I spent the night in Kunming at a hotel, and for the sake of readers who plan to study abroad, I will summarize the evening's events (that I missed, thankfully) in three short phrases: one minor knee injury, one missing student, one arrest. I was awoken in the middle of the night by Mao Shan, who burst into the room voicing concern over the troubles of our classmates. The next morning, Bing, our director and savior, instituted a curfew. Well deserved, I might add.
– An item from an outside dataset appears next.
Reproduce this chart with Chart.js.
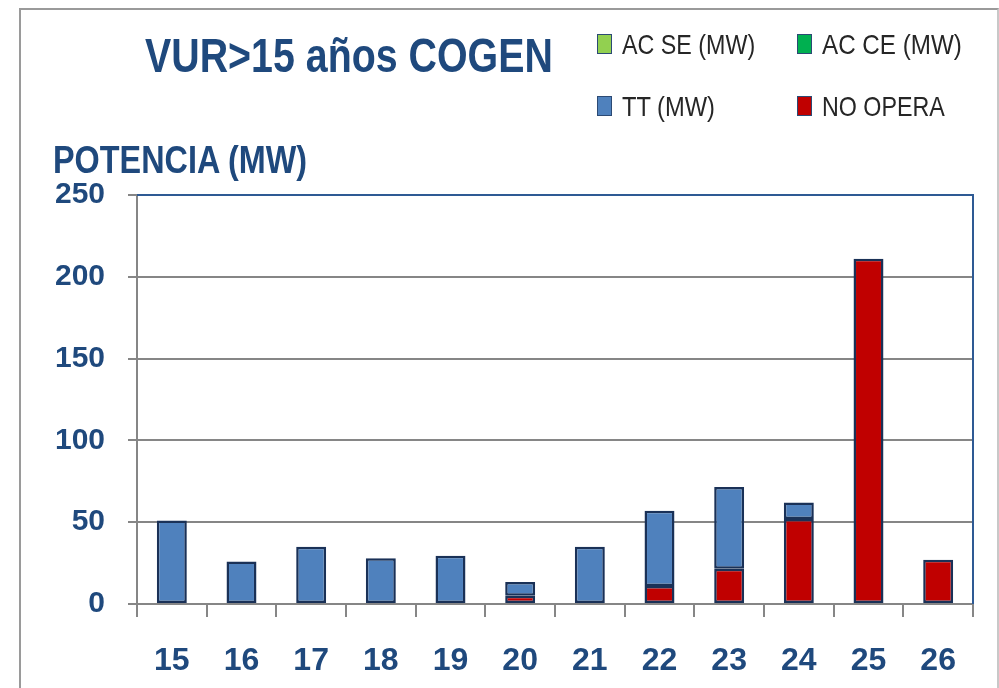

The next two cities passed in a blur. Dali and its beautiful lake, Erhai, were both stunning. We took a boat to an island or peninsula or something upon which sat an old temple and a pagoda, and there we drank tea and took pictures, and all was well. We took a bus to Lijiang the next day, and again the city was beautiful. We hiked Jade Dragon Snow Mountain, and my illness lashed out, twofold revenge on a body that tried to do too much. The temperature dropped (in the air) and I went to bed early each night, despite the lifting of Bing's curfew. Rest was simply more important. I ate at Pizza Hut with a friend, and the atmosphere was one of quiet romance, not the family bustle of the same chain in America. Zhang Yimou's impression show dazzled by sheer amount of spectacle alone, and Xuan Ke, a man imprisoned for only six years less than Mandela, discussed the show's fakeness. A representative of the Naxi minority, Xuan Ke was assuming and unassuming both, a timid way of carrying himself that masked a different personality—a justifiably upset man who only ever really wanted to play music that spoke to him.

Before a flight to Xishuang Banna, my cold lifted, but the surreality or unreality continued. However, that is another post. Two distinct travels took place: the trip of the downtrodden, bedridden, ill Joshua, and the warm-weather adventure of a spritely Bo Zhongzhi. More to come.


view from atop the temple in Dali

Sunday, February 13, 2011

Fear and Loathing in Wudaokou

"Let's sway; you could look into my eyes. Let's sway under the moonlight—the serious moonlight."
—David Bowie, "Let's Dance"

In a club in Beijing, in Haidian District, in the Wudaokou neighborhood, there's a dance hall covered in my sweat, a dingy basement with spilt-beer floors and low-hanging ceiling lights, a local DJ spinning American tracks on Chinese turntables, two bartenders serving Tsingtao in green bottles and brand-name liquor that is all actually white wine mixed with different flavoring. There are Chinese women who ask me my name in Mandarin, women to whom I have to respond: Bu dong, bu dong, I don't understand. Beautiful women I can't hear over the pounding music. In a club in Wudaokou I danced like a belligerent, slipping in time-space, waiguoren, spilling.

I took a flight from Grand Forks, North Dakota to Minneapolis. Easygoing. From there I was supposed to connect to Seattle, but mechanical troubles kept the plane on the ground, and I missed my connection in Seattle (to Beijing). So Delta gave me a hotel voucher and I booked at the Days Inn. The next day, I was on the tarmac for an hour, waiting for my flight from MPLS to Tokyo (after the change) to take off, when the captain finally revealed the reason for our delay: security problems: a weapon found on board. Flight delayed, all passengers sent through security again, arrive in Tokyo late, miss connection to Beijing, Delta provides hotel voucher, go through Japanese customs, sleep overnight in Tokyo, eat strange breakfast, fly to Beijing. I never found out what the weapon was.
So I made it to Beijing. Disembark. Went down to the luggage carousel, only one of two bags circling. A new Zhongguo pengyou from the MPLS flight helps me at the lost luggage office. My other bag is in Osaka.
Cabby drives up. Give him fast, loose directions to campus. We are en route, unsure of actual destination, Program Director not picking up phone. Finally he calls back, talks to cabby, talks to me, and we arrive, safe. Broken Chinese conversation goes well.
Three days later, baggage arrives. Chinese dictionary finally in hand, new shoes on feet, fresh underwear, pleasure reading.

And so I ended up in Beijing. I could write about eating scorpion in Wangfujing (silkworm and snake), walking the same walk Mao walked on the Forbidden City gate, running through Tiananmen, bartering at the Silk Market, taking placement tests, or watching Chinese acrobats, or I could just say that I left it all on that dancefloor, that I spent my last few days before the semester's commencement he-ing some pijiu, burning those empty calories, meeting my new friends (from Iowa, New York, Georgia, or Bah-ston). That I tore up a rug in Wudaokuo. And that would work, for now. Suffice.